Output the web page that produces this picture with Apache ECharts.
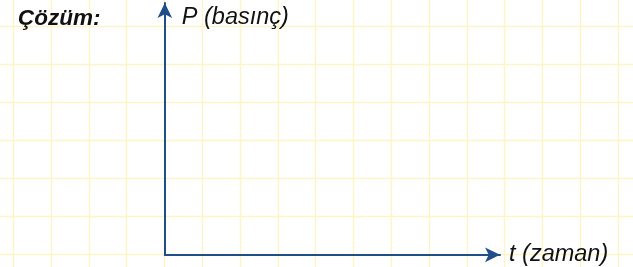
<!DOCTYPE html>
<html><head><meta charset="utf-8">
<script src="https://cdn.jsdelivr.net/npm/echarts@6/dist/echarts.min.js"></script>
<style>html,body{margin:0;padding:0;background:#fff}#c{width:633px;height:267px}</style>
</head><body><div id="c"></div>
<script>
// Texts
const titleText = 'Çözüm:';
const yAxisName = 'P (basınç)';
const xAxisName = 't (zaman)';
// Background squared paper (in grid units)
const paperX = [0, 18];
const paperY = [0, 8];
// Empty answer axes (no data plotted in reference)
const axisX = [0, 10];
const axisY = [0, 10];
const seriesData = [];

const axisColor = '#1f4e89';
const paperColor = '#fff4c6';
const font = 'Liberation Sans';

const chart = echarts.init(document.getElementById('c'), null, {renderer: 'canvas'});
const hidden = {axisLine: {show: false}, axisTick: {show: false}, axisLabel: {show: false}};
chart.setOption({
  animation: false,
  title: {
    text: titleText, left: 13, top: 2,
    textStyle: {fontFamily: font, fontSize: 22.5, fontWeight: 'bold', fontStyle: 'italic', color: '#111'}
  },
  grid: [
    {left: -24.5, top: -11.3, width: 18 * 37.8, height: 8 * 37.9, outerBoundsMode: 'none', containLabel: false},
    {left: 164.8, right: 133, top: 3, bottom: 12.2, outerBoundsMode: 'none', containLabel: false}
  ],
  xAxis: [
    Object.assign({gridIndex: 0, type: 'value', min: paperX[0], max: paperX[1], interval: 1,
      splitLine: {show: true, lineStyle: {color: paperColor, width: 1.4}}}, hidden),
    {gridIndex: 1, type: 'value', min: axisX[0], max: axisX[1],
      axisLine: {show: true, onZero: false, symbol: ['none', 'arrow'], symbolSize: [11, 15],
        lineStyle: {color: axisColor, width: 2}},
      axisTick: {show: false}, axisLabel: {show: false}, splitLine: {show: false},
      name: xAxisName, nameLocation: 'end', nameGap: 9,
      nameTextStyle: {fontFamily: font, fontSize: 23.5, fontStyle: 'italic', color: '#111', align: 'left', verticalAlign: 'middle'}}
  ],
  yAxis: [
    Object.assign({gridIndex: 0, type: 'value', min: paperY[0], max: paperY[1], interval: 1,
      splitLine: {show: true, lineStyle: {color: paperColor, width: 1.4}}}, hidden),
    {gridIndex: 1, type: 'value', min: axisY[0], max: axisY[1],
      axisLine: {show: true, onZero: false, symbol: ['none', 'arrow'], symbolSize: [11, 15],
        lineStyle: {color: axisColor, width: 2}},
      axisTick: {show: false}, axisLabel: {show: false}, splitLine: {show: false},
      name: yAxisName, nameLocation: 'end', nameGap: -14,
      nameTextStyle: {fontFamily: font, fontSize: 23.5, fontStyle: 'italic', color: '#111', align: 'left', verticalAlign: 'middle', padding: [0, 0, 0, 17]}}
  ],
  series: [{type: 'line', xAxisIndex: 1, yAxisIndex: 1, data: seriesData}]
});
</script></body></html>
□ □ □ □ □ □ □
Skip the images and write out the rest of the listing exactly.

Output the web page that produces this picture with Apache ECharts.
<!DOCTYPE html>
<html><head><meta charset="utf-8">
<script src="https://cdn.jsdelivr.net/npm/echarts@6/dist/echarts.min.js"></script>
<style>html,body{margin:0;padding:0;background:#fff}#c{width:633px;height:267px}</style>
</head><body><div id="c"></div>
<script>
// Texts
const titleText = 'Çözüm:';
const yAxisName = 'P (basınç)';
const xAxisName = 't (zaman)';
// Background squared paper (in grid units)
const paperX = [0, 18];
const paperY = [0, 8];
// Empty answer axes (no data plotted in reference)
const axisX = [0, 10];
const axisY = [0, 10];
const seriesData = [];

const axisColor = '#1f4e89';
const paperColor = '#fff4c6';
const font = 'Liberation Sans';

const chart = echarts.init(document.getElementById('c'), null, {renderer: 'canvas'});
const hidden = {axisLine: {show: false}, axisTick: {show: false}, axisLabel: {show: false}};
chart.setOption({
  animation: false,
  title: {
    text: titleText, left: 13, top: 2,
    textStyle: {fontFamily: font, fontSize: 22.5, fontWeight: 'bold', fontStyle: 'italic', color: '#111'}
  },
  grid: [
    {left: -24.5, top: -11.3, width: 18 * 37.8, height: 8 * 37.9, outerBoundsMode: 'none', containLabel: false},
    {left: 164.8, right: 133, top: 3, bottom: 12.2, outerBoundsMode: 'none', containLabel: false}
  ],
  xAxis: [
    Object.assign({gridIndex: 0, type: 'value', min: paperX[0], max: paperX[1], interval: 1,
      splitLine: {show: true, lineStyle: {color: paperColor, width: 1.4}}}, hidden),
    {gridIndex: 1, type: 'value', min: axisX[0], max: axisX[1],
      axisLine: {show: true, onZero: false, symbol: ['none', 'arrow'], symbolSize: [11, 15],
        lineStyle: {color: axisColor, width: 2}},
      axisTick: {show: false}, axisLabel: {show: false}, splitLine: {show: false},
      name: xAxisName, nameLocation: 'end', nameGap: 9,
      nameTextStyle: {fontFamily: font, fontSize: 23.5, fontStyle: 'italic', color: '#111', align: 'left', verticalAlign: 'middle'}}
  ],
  yAxis: [
    Object.assign({gridIndex: 0, type: 'value', min: paperY[0], max: paperY[1], interval: 1,
      splitLine: {show: true, lineStyle: {color: paperColor, width: 1.4}}}, hidden),
    {gridIndex: 1, type: 'value', min: axisY[0], max: axisY[1],
      axisLine: {show: true, onZero: false, symbol: ['none', 'arrow'], symbolSize: [11, 15],
        lineStyle: {color: axisColor, width: 2}},
      axisTick: {show: false}, axisLabel: {show: false}, splitLine: {show: false},
      name: yAxisName, nameLocation: 'end', nameGap: -14,
      nameTextStyle: {fontFamily: font, fontSize: 23.5, fontStyle: 'italic', color: '#111', align: 'left', verticalAlign: 'middle', padding: [0, 0, 0, 17]}}
  ],
  series: [{type: 'line', xAxisIndex: 1, yAxisIndex: 1, data: seriesData}]
});
</script></body></html>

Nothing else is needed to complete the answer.